ANN: MLDataPattern.jl



Hello everyone!

I am really happy to finally announce the next JuliaML package reaching a stable state: MLDataPattern.jl


and with it the long overdue update of MLDataUtils.jl, which now uses MLDataPattern as one of its back-ends; thus serving as a meta package. It took us months to finally get here. The last tag of MLDataUtils was right around the 0.5 release. Since then we have completely redesigned the data munging functionality and just recently - because of code complexity - outsourced them into their own package MLDataPattern. With this change, the original package MLDataUtils will now serve as a convenient end-user facing package that reexports all data related functionality of JuliaML



MLDataPattern is a long running effort from a few of us to design and implement a package for common ML data access pattern in a Julian manner. As such you may find it a bit unintuitive at first if you are used to other frameworks from other languages. Yet we think the benefits are worth it. Most notably the package provides a number of pattern for lazy shuffling, partitioning, and resampling data sets of various types and origin. At its core, the package was designed around the key requirement of allowing any user-defined type to serve as a custom data source and/or access pattern in a first class manner. We tried to accomplish this by designing the package to be as data container agnostic as we could.

Check it out! The documentation is very comprehensive.


Closing Words

Let me know what you think. Any kind of feedback or criticism is very welcome!

Big thanks to @tbreloff @oxinabox for design and code contributions to the data access pattern!

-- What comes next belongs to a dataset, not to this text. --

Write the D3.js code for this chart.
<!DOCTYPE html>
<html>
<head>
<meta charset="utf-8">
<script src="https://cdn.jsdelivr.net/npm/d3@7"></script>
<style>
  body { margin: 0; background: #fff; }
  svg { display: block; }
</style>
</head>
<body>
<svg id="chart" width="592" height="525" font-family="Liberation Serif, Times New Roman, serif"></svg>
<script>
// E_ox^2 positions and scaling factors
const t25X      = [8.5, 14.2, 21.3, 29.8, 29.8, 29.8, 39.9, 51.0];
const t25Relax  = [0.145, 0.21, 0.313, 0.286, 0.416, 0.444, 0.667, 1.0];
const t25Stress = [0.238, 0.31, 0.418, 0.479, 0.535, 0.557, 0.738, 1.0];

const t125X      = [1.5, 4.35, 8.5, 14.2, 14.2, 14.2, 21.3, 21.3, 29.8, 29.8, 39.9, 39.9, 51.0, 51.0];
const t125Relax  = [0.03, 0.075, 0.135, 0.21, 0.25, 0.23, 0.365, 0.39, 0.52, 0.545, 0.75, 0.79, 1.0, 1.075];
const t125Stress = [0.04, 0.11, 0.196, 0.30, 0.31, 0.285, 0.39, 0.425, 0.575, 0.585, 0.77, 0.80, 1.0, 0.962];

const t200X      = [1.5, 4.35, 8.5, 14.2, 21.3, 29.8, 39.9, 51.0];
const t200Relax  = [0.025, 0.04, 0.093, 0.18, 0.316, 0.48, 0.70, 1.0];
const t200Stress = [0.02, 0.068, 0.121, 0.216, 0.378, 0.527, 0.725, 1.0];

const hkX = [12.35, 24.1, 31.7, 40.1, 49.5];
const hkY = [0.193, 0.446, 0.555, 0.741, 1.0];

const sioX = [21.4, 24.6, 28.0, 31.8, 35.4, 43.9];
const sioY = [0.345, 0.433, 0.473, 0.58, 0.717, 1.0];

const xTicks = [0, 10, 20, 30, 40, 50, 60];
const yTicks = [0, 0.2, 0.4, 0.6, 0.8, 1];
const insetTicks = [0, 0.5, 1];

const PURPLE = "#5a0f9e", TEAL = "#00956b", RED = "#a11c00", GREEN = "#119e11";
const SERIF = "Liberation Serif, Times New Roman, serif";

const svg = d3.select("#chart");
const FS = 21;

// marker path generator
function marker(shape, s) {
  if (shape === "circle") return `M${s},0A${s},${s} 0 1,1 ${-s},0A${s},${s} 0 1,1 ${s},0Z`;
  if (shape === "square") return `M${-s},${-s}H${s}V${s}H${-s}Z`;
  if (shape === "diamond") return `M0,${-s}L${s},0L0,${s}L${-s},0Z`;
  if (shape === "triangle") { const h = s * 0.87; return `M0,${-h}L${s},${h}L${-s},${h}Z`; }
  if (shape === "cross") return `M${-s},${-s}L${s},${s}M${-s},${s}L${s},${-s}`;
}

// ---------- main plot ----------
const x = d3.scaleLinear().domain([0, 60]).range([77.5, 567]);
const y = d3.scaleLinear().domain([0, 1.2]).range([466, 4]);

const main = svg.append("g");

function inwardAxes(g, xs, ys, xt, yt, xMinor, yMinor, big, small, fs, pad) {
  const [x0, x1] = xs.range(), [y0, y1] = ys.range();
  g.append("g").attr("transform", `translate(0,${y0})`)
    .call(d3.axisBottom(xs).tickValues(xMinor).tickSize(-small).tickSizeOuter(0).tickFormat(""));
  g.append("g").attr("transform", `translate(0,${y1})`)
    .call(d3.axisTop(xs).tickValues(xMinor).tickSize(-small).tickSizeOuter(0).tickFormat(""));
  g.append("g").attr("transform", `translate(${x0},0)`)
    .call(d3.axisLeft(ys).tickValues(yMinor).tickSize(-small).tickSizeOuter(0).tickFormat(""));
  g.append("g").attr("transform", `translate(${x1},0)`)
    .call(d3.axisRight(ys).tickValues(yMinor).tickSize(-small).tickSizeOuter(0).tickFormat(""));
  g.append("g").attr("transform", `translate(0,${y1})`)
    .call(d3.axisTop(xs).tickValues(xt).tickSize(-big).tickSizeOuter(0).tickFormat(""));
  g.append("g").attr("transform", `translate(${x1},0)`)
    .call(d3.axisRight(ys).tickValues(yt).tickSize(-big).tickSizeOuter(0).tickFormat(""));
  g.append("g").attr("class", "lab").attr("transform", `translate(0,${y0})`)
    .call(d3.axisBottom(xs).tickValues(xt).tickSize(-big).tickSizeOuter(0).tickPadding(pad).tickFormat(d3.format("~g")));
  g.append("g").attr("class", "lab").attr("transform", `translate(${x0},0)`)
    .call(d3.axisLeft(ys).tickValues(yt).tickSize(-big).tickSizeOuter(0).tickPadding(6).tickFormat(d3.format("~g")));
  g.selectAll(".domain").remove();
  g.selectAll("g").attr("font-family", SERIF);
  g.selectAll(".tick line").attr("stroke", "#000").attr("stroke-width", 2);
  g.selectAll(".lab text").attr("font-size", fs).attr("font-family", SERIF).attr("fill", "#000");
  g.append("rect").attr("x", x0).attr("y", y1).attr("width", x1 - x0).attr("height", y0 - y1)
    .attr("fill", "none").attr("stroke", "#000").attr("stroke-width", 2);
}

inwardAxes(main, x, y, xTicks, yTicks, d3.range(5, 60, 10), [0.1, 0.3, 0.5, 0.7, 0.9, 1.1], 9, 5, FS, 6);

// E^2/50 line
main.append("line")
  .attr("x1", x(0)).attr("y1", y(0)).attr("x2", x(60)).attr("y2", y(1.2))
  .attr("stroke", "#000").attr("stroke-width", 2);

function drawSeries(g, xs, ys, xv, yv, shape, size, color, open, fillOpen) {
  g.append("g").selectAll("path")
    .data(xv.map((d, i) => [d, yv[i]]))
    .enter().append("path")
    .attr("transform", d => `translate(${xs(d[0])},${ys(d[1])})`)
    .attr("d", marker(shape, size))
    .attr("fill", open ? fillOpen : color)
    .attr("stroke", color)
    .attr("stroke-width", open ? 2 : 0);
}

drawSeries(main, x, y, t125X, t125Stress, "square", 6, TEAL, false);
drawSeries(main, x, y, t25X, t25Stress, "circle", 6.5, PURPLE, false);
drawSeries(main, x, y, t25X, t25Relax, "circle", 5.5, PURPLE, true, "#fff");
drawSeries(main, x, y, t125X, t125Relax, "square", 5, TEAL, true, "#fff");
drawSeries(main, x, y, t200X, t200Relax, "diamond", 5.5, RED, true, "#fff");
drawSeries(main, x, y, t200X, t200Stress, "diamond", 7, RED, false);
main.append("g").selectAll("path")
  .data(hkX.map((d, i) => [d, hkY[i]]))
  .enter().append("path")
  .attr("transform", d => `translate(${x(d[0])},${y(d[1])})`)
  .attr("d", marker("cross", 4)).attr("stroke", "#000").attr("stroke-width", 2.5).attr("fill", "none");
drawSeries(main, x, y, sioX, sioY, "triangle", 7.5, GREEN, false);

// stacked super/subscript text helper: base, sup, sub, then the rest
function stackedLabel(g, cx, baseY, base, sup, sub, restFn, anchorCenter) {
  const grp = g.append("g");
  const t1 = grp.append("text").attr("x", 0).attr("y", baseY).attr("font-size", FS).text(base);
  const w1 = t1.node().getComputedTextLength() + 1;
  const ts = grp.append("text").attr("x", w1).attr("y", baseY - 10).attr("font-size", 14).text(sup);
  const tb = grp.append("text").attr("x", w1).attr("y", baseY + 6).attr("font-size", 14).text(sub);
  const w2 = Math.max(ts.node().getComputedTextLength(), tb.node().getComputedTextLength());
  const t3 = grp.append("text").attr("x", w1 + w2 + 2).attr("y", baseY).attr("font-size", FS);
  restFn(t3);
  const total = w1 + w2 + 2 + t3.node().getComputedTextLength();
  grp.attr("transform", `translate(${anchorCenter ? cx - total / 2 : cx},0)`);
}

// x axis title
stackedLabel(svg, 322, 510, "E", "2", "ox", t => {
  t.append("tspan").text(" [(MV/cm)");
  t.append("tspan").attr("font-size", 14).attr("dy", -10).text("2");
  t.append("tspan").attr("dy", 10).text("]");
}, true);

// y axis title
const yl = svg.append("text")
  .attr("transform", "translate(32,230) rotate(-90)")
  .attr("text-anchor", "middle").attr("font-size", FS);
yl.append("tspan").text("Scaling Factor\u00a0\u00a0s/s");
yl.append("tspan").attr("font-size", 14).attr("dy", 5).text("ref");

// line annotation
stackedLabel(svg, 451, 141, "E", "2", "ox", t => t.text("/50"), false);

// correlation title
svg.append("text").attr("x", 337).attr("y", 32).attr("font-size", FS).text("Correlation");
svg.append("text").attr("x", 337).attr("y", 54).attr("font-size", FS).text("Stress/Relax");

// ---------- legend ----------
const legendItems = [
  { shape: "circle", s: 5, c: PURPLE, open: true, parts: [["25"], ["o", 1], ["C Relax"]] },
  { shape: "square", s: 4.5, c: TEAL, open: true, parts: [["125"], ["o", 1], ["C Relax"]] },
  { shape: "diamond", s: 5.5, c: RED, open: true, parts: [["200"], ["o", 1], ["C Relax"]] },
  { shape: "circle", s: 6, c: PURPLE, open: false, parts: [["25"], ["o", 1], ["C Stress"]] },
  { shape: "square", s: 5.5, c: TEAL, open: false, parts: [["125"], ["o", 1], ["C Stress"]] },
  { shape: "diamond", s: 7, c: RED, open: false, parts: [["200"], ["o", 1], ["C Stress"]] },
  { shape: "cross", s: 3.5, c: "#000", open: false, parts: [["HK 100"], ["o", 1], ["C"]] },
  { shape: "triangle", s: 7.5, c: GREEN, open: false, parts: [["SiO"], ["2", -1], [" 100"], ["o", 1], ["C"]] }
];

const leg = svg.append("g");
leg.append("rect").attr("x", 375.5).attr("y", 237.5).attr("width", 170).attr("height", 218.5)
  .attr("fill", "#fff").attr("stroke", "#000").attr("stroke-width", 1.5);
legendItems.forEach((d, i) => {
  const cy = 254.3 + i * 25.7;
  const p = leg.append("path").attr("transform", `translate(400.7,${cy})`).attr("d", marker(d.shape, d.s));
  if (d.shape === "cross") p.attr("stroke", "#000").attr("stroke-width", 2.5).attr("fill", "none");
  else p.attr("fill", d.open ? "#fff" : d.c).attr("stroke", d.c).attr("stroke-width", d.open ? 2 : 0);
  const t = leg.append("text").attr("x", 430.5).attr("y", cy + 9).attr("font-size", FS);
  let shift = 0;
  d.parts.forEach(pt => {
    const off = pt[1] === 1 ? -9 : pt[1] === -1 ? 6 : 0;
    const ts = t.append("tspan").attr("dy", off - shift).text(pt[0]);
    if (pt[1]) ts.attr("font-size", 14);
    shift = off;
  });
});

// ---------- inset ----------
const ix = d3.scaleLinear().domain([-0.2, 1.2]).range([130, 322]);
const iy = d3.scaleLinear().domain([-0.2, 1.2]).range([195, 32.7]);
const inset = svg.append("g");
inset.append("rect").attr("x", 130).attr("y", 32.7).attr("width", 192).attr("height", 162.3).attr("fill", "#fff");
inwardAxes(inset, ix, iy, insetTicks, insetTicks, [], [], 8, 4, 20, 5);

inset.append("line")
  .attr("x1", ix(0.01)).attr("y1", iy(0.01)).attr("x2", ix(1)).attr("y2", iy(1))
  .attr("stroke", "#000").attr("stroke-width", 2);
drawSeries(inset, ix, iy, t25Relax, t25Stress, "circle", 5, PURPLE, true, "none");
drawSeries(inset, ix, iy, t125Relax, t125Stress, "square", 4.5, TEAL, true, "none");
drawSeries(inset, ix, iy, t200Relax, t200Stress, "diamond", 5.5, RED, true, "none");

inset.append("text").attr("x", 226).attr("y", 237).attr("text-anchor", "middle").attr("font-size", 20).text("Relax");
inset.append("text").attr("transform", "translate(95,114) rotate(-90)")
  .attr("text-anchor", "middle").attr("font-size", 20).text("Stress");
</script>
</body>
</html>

This looks really useful. From looking at it, it looks as if much of the functionality could extend way beyond machine learning, as a general data handling functionality. Perhaps by defining this on new user types?
Yet you write that it explicitly belongs under the framework of machine-learning - can you expand a bit on why that is? Useful before I consider applying to another purpose.


Well, really MLDataPattern is about nesting data sub-setting operations. This is a common theme in machine learning, which is one of the very few interesting areas that I know something about. I emphasize in the documentation that it is “machine learning specific” to make clear, that MLDataPattern package has nothing to do with any select/groupby/summarize kind of operation. It doesn’t care about the data itself, or even what it represents (other than potential prediction targets). It only cares about sub-setting.

Does that answer your question? If there is some specific use case you are uncertain of, please also feel free to message me personally on gitter.


Thanks, I’ll catch you on gitter :slight_smile:


(I can’t find a link to the gitter room. Where is it? Maybe worth linking to it too.)



We do have a section on “Getting help” where it is listed. Maybe I should add it to the readme as well


This looks like an elegant approach to easing some very common operations. Nice work!